## begin

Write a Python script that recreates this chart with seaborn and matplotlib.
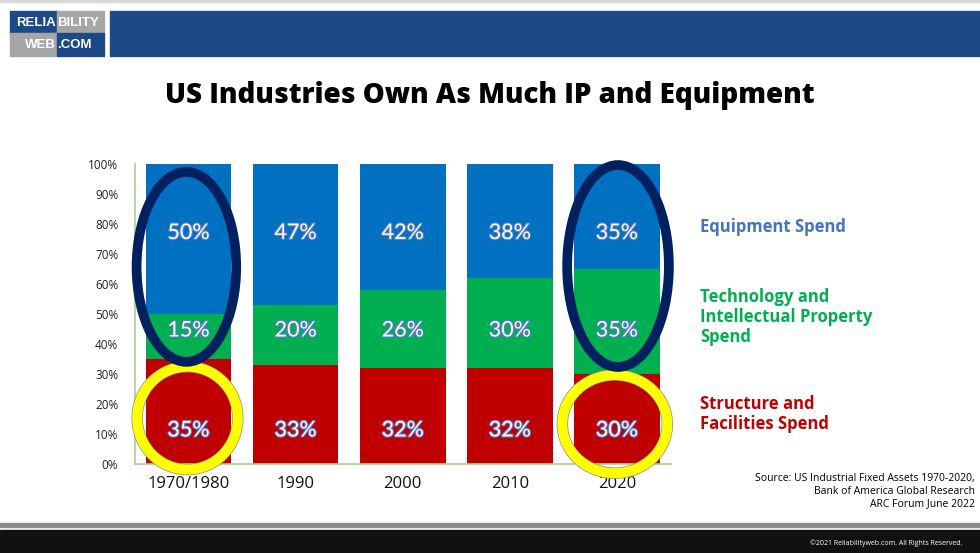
import matplotlib
matplotlib.use("Agg")
import matplotlib.pyplot as plt
import matplotlib.patheffects as pe
from matplotlib.patches import Ellipse, Rectangle
import seaborn as sns
import pandas as pd

# Data for visualization
years = ["1970/1980", "1990", "2000", "2010", "2020"]
structure = [35, 33, 32, 32, 30]
technology = [15, 20, 26, 30, 35]
equipment = [50, 47, 42, 38, 35]

df = pd.DataFrame({"year": years, "structure": structure,
                   "technology": technology, "equipment": equipment})
df["tech_top"] = df["structure"] + df["technology"]
df["equip_top"] = df["tech_top"] + df["equipment"]

sns.set_style("white")
plt.rcParams["font.family"] = ["Open Sans", "DejaVu Sans"]

BLUE, GREEN, RED = "#0070c0", "#00b050", "#c00000"

fig = plt.figure(figsize=(9.8, 5.53), dpi=100)
ax = fig.add_axes([135 / 980, 89 / 553, 535.5 / 980, 300 / 553])

# stacked bars: draw the cumulative tops, largest first
for col, colour in [("equip_top", BLUE), ("tech_top", GREEN), ("structure", RED)]:
    sns.barplot(x="year", y=col, data=df, color=colour, width=0.8,
                saturation=1, linewidth=0, ax=ax, zorder=2)

ax.set_ylim(0, 100)
ax.set_xlim(-0.5, 4.5)
ax.set_yticks(range(0, 101, 10))
ax.set_yticklabels([f"{v}%" for v in range(0, 101, 10)], fontsize=8.5, color="#222222")
ax.set_xticklabels(years, fontsize=12, color="#111111")
ax.tick_params(axis="y", length=0, pad=12)
ax.tick_params(axis="x", length=0, pad=9)
ax.set_xlabel("")
ax.set_ylabel("")
for s in ["top", "right"]:
    ax.spines[s].set_visible(False)
for s in ["left", "bottom"]:
    ax.spines[s].set_color("#a9d18e")
    ax.spines[s].set_linewidth(1.2)

# value labels
outline = [pe.withStroke(linewidth=1.6, foreground="#5b7bd0")]
for i in range(len(years)):
    for val, ypos in [(equipment[i], 77), (technology[i], 44.5), (structure[i], 11.2)]:
        ax.text(i, ypos, f"{val}%", ha="center", va="center", color="white",
                fontsize=15.5, family=["Lato", "DejaVu Sans"], path_effects=outline,
                zorder=5)

# highlight rings
for cx, cy, w, h in [(-0.01, 15.3, 0.94, 34.3), (3.98, 13.3, 0.98, 32.7)]:
    ax.add_patch(Ellipse((cx, cy), w, h, fill=False, edgecolor="#8c8c8c",
                         lw=8.2, clip_on=False, zorder=6))
    ax.add_patch(Ellipse((cx, cy), w, h, fill=False, edgecolor="#ffff00",
                         lw=7.2, clip_on=False, zorder=6))
for cx, cy, w, h in [(-0.02, 65.7, 0.93, 63.3), (4.01, 66.0, 0.95, 67.3)]:
    ax.add_patch(Ellipse((cx, cy), w, h, fill=False, edgecolor="#002060",
                         lw=7.0, clip_on=False, zorder=7))

# title
fig.text(490 / 980, 1 - 96 / 553, "US Industries Own As Much IP and Equipment",
         ha="center", va="center", fontsize=20, fontweight=800, color="black")

# side legend texts
fig.text(700 / 980, 1 - 227 / 553, "Equipment Spend", ha="left", va="center",
         fontsize=12, fontweight="bold", color="#4472c4")
fig.text(700 / 980, 1 - 317 / 553, "Technology and\nIntellectual Property\nSpend",
         ha="left", va="center", fontsize=12, fontweight="bold", color=GREEN,
         linespacing=1.15)
fig.text(700 / 980, 1 - 414 / 553, "Structure and\nFacilities Spend", ha="left",
         va="center", fontsize=12, fontweight="bold", color=RED, linespacing=1.15)

# source note
fig.text(975 / 980, 1 - 491 / 553,
         "Source: US Industrial Fixed Assets 1970-2020,\nBank of America Global Research\nARC Forum June 2022",
         ha="right", va="center", fontsize=7.5, color="black", linespacing=1.2)

# header: thin top line, logo, blue band
fig.patches.append(Rectangle((0, 1 - 2 / 553), 1, 2 / 553, color="#d9d9d9",
                             transform=fig.transFigure, figure=fig))
fig.patches.append(Rectangle((110 / 980, 1 - 56 / 553), 870 / 980, 45 / 553,
                             color="#1b4a86", transform=fig.transFigure, figure=fig))
logo_cells = [(10, 11, "#1b4a86", "RELIA", "right"), (57, 11, "#a6a6a6", "BILITY", "left"),
              (10, 33.5, "#a6a6a6", "WEB", "right"), (57, 33.5, "#1b4a86", ".COM", "left")]
for lx, ly, col, txt, align in logo_cells:
    fig.patches.append(Rectangle((lx / 980, 1 - (ly + 22.5) / 553), 47 / 980, 22.5 / 553,
                                 color=col, transform=fig.transFigure, figure=fig))
    tx = (lx + 46) / 980 if align == "right" else (lx + 0.5) / 980
    fig.text(tx, 1 - (ly + 11.5) / 553, txt, ha=align, va="center", fontsize=9.5,
             fontweight="bold", color="white", family=["Liberation Sans", "DejaVu Sans"])

# footer
fig.patches.append(Rectangle((0, 1 - 527 / 553), 1, 4 / 553, color="#8c8c8c",
                             transform=fig.transFigure, figure=fig))
fig.patches.append(Rectangle((0, 0), 1, 23 / 553, color="#111111",
                             transform=fig.transFigure, figure=fig))
fig.text(962 / 980, 1 - 543 / 553, "©2021 Reliabilityweb.com. All Rights Reserved.",
         ha="right", va="center", fontsize=5, color="white")

fig.savefig("out.png", dpi=100)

## end

WHAT YOU ARE ASKED TO DO -> Leave out the pictures and repeat the lines from the start of the material through the line with "ax = fig.add_axes([135", inclusive.

TASK RESPONSE ->
Write a Python script that recreates this chart with seaborn and matplotlib.
import matplotlib
matplotlib.use("Agg")
import matplotlib.pyplot as plt
import matplotlib.patheffects as pe
from matplotlib.patches import Ellipse, Rectangle
import seaborn as sns
import pandas as pd

# Data for visualization
years = ["1970/1980", "1990", "2000", "2010", "2020"]
structure = [35, 33, 32, 32, 30]
technology = [15, 20, 26, 30, 35]
equipment = [50, 47, 42, 38, 35]

df = pd.DataFrame({"year": years, "structure": structure,
                   "technology": technology, "equipment": equipment})
df["tech_top"] = df["structure"] + df["technology"]
df["equip_top"] = df["tech_top"] + df["equipment"]

sns.set_style("white")
plt.rcParams["font.family"] = ["Open Sans", "DejaVu Sans"]

BLUE, GREEN, RED = "#0070c0", "#00b050", "#c00000"

fig = plt.figure(figsize=(9.8, 5.53), dpi=100)
ax = fig.add_axes([135 / 980, 89 / 553, 535.5 / 980, 300 / 553])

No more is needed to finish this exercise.